The engine does not parse unicode escape sequences in member names. This means that a key "a" is different from a key "\u0041", even though semantically they represent the same string. This is actually as-designed with respect to the current JSONPath spec. It would be possible for a flag to exist to trigger this behavior, but it is not currently worked on.

Build & test

The dev workflow utilizes just. Use the included Justfile. It will automatically install Rust for you using the rustup tool if it detects there is no Cargo in your environment.

bash just build just test

Benchmarks

Benchmarks for rsonpath are located in a separate repository, included as a git submodule in this main repository.

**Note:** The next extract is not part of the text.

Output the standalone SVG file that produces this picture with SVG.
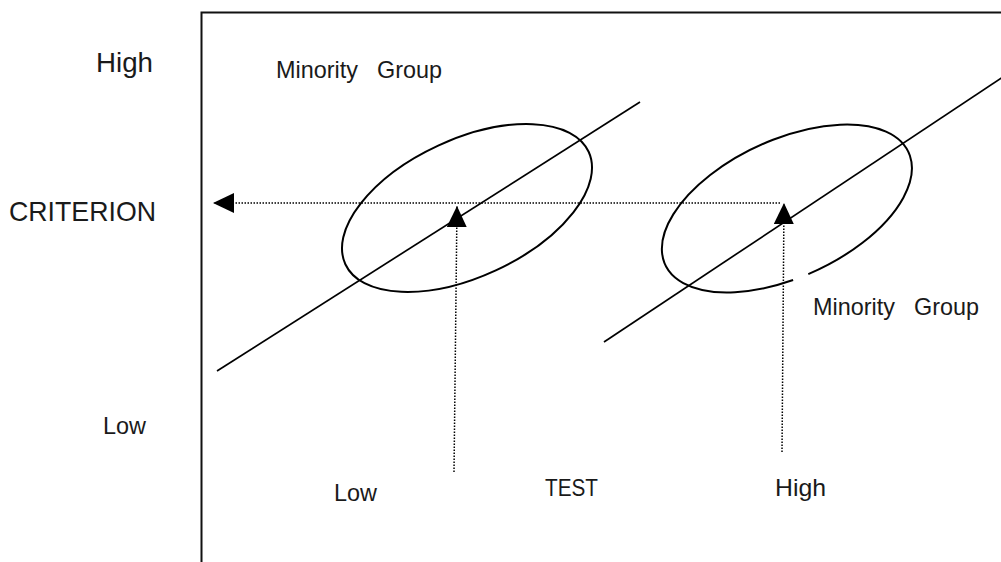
<svg xmlns="http://www.w3.org/2000/svg" width="1001" height="562" viewBox="0 0 1001 562">
  <style>
    .lbl { font-family: "Liberation Sans", Arial, sans-serif; fill: #1a1a1a; }
    .solid { stroke: #000; stroke-width: 1.7; fill: none; }
    .ell { stroke: #000; stroke-width: 2; fill: none; }
    .dot { stroke: #000; stroke-width: 1.5; stroke-dasharray: 1.5 1.5; fill: none; }
  </style>
  <defs>
    <marker id="tri" markerUnits="userSpaceOnUse" markerWidth="21" markerHeight="20" refX="21" refY="10" orient="auto">
      <path d="M0,0 L21,10 L0,20 Z" fill="#000"/>
    </marker>
  </defs>
  <rect width="1001" height="562" fill="#fff"/>

  <g id="frame">
    <path d="M201.5 570 V12.5 H1010" stroke="#111" stroke-width="2" fill="none"/>
  </g>

  <g id="axis-labels">
    <text class="lbl" x="96" y="72" font-size="28" textLength="57" lengthAdjust="spacingAndGlyphs">High</text>
    <text class="lbl" x="9" y="221" font-size="28" textLength="147" lengthAdjust="spacingAndGlyphs">CRITERION</text>
    <text class="lbl" x="103" y="434" font-size="23" textLength="43" lengthAdjust="spacingAndGlyphs">Low</text>
    <text class="lbl" x="334" y="501" font-size="24" textLength="43" lengthAdjust="spacingAndGlyphs">Low</text>
    <text class="lbl" x="545" y="496" font-size="24" textLength="53" lengthAdjust="spacingAndGlyphs">TEST</text>
    <text class="lbl" x="775" y="496" font-size="24" textLength="51" lengthAdjust="spacingAndGlyphs">High</text>
  </g>

  <g id="group-left">
    <line class="solid" x1="217" y1="371" x2="640" y2="102"/>
    <ellipse class="ell" cx="467" cy="208" rx="134" ry="68.7" transform="rotate(-24.8 467 208)"/>
    <text class="lbl" font-size="24"><tspan x="276" y="78" textLength="82" lengthAdjust="spacingAndGlyphs">Minority</tspan><tspan x="377" y="78" textLength="65" lengthAdjust="spacingAndGlyphs">Group</tspan></text>
  </g>

  <g id="group-right">
    <line class="solid" x1="604" y1="342" x2="1005" y2="75.5"/>
    <path class="ell" d="M808.3 274.1 A134 68.7 -24.8 1 0 793.1 280"/>
    <text class="lbl" font-size="24"><tspan x="813" y="315" textLength="82" lengthAdjust="spacingAndGlyphs">Minority</tspan><tspan x="914" y="315" textLength="65" lengthAdjust="spacingAndGlyphs">Group</tspan></text>
  </g>

  <g id="connectors">
    <line class="dot" x1="780" y1="203" x2="213" y2="203" marker-end="url(#tri)"/>
    <line class="dot" x1="454" y1="472" x2="457" y2="206" marker-end="url(#tri)"/>
    <line class="dot" x1="782" y1="452" x2="784" y2="203" marker-end="url(#tri)"/>
  </g>
</svg>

Easiest way to run all the benchmarks is just bench. For details, look at the README in the submodule.

Background

This project is the result of my thesis. You can read it for details on the theoretical background on the engine and details of its implementation.

Dependencies

Showing direct dependencies, for full graph see below.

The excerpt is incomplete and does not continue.